::: Data lines :::

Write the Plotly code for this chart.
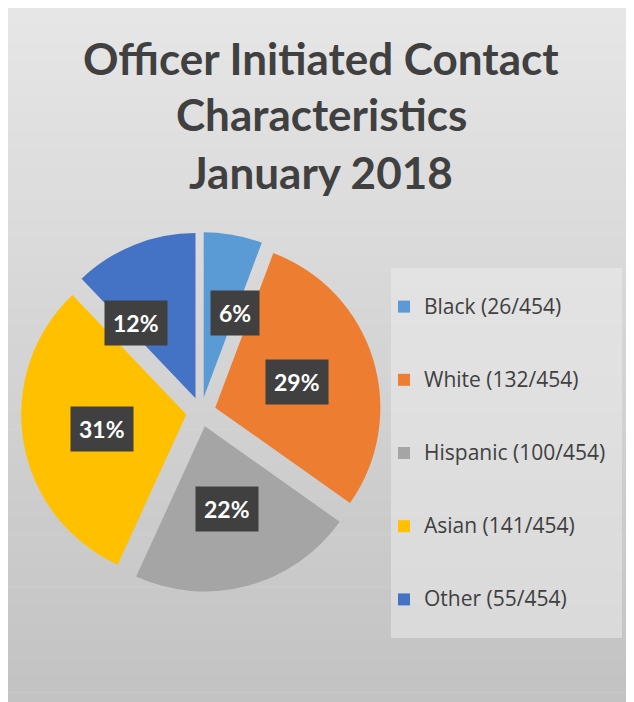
import math
import plotly.graph_objects as go

groups = ["Black", "White", "Hispanic", "Asian", "Other"]
counts = [26, 132, 100, 141, 55]
colors = ["#5B9BD5", "#ED7D31", "#A5A5A5", "#FFC000", "#4472C4"]
title_lines = ["Officer Initiated Contact", "Characteristics", "January 2018"]

W, H = 634, 702
OFF = 8  # page body margin: the figure is drawn 8px in from the window corner
total = sum(counts)
pull = 0.09

# legend labels padded with blank lines so the items sit further apart;
# the visible line is drawn a little larger than the line spacing font
labels = ["<br><span style='font-size:21px'>%s (%d/%d)</span><br> " % (g, c, total)
          for g, c in zip(groups, counts)]

# pie domain, in window pixels
dom_x = [21, 381]
dom_y = [232, 592]  # from top


def px(x):
    return (x - OFF) / W


def py(y):
    return 1 - (y - OFF) / H


fig = go.Figure()

# background with a soft vertical gradient
n_bands = 40
top_c, bot_c = (0xE6, 0xE6, 0xE6), (0xC3, 0xC3, 0xC3)
for i in range(n_bands):
    t = i / (n_bands - 1)
    c = tuple(int(a + (b - a) * t) for a, b in zip(top_c, bot_c))
    fig.add_shape(type="rect", xref="paper", yref="paper",
                  x0=0, x1=1, y0=1 - (i + 1.02) / n_bands, y1=1 - i / n_bands,
                  fillcolor="rgb(%d,%d,%d)" % c, line_width=0, layer="below")

# legend box
fig.add_shape(type="rect", xref="paper", yref="paper",
              x0=px(391), x1=px(622), y0=py(638), y1=py(268),
              fillcolor="rgba(238,238,238,0.5)", line_width=0, layer="below")

fig.add_trace(go.Pie(
    labels=labels,
    values=counts,
    marker=dict(colors=colors, line=dict(width=0)),
    sort=False,
    direction="clockwise",
    rotation=0,
    pull=pull,
    textinfo="none",
    hoverinfo="label+percent",
    domain=dict(x=[px(dom_x[0]), px(dom_x[1])], y=[py(dom_y[1]), py(dom_y[0])]),
))

# percentage labels in dark boxes, placed along each slice's mid angle
cx = (dom_x[0] + dom_x[1]) / 2
cy = (dom_y[0] + dom_y[1]) / 2
r = (dom_x[1] - dom_x[0]) / (2 + 2 * pull)
nudges = [(16, 0), (0, 0), (0, 0), (0, 0), (-28, -5)]
cum = 0
for c, (dx, dy) in zip(counts, nudges):
    mid = (cum + c / 2) / total * 2 * math.pi
    cum += c
    ox = cx + pull * r * math.sin(mid)
    oy = cy - pull * r * math.cos(mid)
    lx = ox + 0.52 * r * math.sin(mid)
    ly = oy - 0.52 * r * math.cos(mid)
    fig.add_annotation(
        x=px(lx), y=py(ly), xref="paper", yref="paper",
        xanchor="center", yanchor="middle",
        text="<b>%d%%</b>" % round(100 * c / total),
        showarrow=False, xshift=dx, yshift=dy,
        font=dict(family="Lato, Open Sans, sans-serif", size=23, color="white"),
        bgcolor="#404040", borderpad=8,
    )

# title, one annotation per line to get the wide line spacing
for line, y in zip(title_lines, [58, 114, 172]):
    fig.add_annotation(
        x=px(321), y=py(y), xref="paper", yref="paper",
        xanchor="center", yanchor="middle", showarrow=False,
        text="<b>%s</b>" % line,
        font=dict(family="Lato, Open Sans, sans-serif", size=44, color="#404040"),
    )

fig.update_layout(
    width=W, height=H,
    margin=dict(l=0, r=0, t=0, b=0),
    paper_bgcolor="#e6e6e6",
    showlegend=True,
    legend=dict(
        x=px(384), y=py(265), xanchor="left", yanchor="top",
        bgcolor="rgba(0,0,0,0)",
        font=dict(family="Open Sans, sans-serif", size=18, color="#404040"),
        traceorder="normal",
    ),
)

fig.write_html("out.html")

:::

● **Exercise**
Exclude the images and reproduce the remaining data exactly.

● **Complete output**
Write the Plotly code for this chart.
import math
import plotly.graph_objects as go

groups = ["Black", "White", "Hispanic", "Asian", "Other"]
counts = [26, 132, 100, 141, 55]
colors = ["#5B9BD5", "#ED7D31", "#A5A5A5", "#FFC000", "#4472C4"]
title_lines = ["Officer Initiated Contact", "Characteristics", "January 2018"]

W, H = 634, 702
OFF = 8  # page body margin: the figure is drawn 8px in from the window corner
total = sum(counts)
pull = 0.09

# legend labels padded with blank lines so the items sit further apart;
# the visible line is drawn a little larger than the line spacing font
labels = ["<br><span style='font-size:21px'>%s (%d/%d)</span><br> " % (g, c, total)
          for g, c in zip(groups, counts)]

# pie domain, in window pixels
dom_x = [21, 381]
dom_y = [232, 592]  # from top


def px(x):
    return (x - OFF) / W


def py(y):
    return 1 - (y - OFF) / H


fig = go.Figure()

# background with a soft vertical gradient
n_bands = 40
top_c, bot_c = (0xE6, 0xE6, 0xE6), (0xC3, 0xC3, 0xC3)
for i in range(n_bands):
    t = i / (n_bands - 1)
    c = tuple(int(a + (b - a) * t) for a, b in zip(top_c, bot_c))
    fig.add_shape(type="rect", xref="paper", yref="paper",
                  x0=0, x1=1, y0=1 - (i + 1.02) / n_bands, y1=1 - i / n_bands,
                  fillcolor="rgb(%d,%d,%d)" % c, line_width=0, layer="below")

# legend box
fig.add_shape(type="rect", xref="paper", yref="paper",
              x0=px(391), x1=px(622), y0=py(638), y1=py(268),
              fillcolor="rgba(238,238,238,0.5)", line_width=0, layer="below")

fig.add_trace(go.Pie(
    labels=labels,
    values=counts,
    marker=dict(colors=colors, line=dict(width=0)),
    sort=False,
    direction="clockwise",
    rotation=0,
    pull=pull,
    textinfo="none",
    hoverinfo="label+percent",
    domain=dict(x=[px(dom_x[0]), px(dom_x[1])], y=[py(dom_y[1]), py(dom_y[0])]),
))

# percentage labels in dark boxes, placed along each slice's mid angle
cx = (dom_x[0] + dom_x[1]) / 2
cy = (dom_y[0] + dom_y[1]) / 2
r = (dom_x[1] - dom_x[0]) / (2 + 2 * pull)
nudges = [(16, 0), (0, 0), (0, 0), (0, 0), (-28, -5)]
cum = 0
for c, (dx, dy) in zip(counts, nudges):
    mid = (cum + c / 2) / total * 2 * math.pi
    cum += c
    ox = cx + pull * r * math.sin(mid)
    oy = cy - pull * r * math.cos(mid)
    lx = ox + 0.52 * r * math.sin(mid)
    ly = oy - 0.52 * r * math.cos(mid)
    fig.add_annotation(
        x=px(lx), y=py(ly), xref="paper", yref="paper",
        xanchor="center", yanchor="middle",
        text="<b>%d%%</b>" % round(100 * c / total),
        showarrow=False, xshift=dx, yshift=dy,
        font=dict(family="Lato, Open Sans, sans-serif", size=23, color="white"),
        bgcolor="#404040", borderpad=8,
    )

# title, one annotation per line to get the wide line spacing
for line, y in zip(title_lines, [58, 114, 172]):
    fig.add_annotation(
        x=px(321), y=py(y), xref="paper", yref="paper",
        xanchor="center", yanchor="middle", showarrow=False,
        text="<b>%s</b>" % line,
        font=dict(family="Lato, Open Sans, sans-serif", size=44, color="#404040"),
    )

fig.update_layout(
    width=W, height=H,
    margin=dict(l=0, r=0, t=0, b=0),
    paper_bgcolor="#e6e6e6",
    showlegend=True,
    legend=dict(
        x=px(384), y=py(265), xanchor="left", yanchor="top",
        bgcolor="rgba(0,0,0,0)",
        font=dict(family="Open Sans, sans-serif", size=18, color="#404040"),
        traceorder="normal",
    ),
)

fig.write_html("out.html")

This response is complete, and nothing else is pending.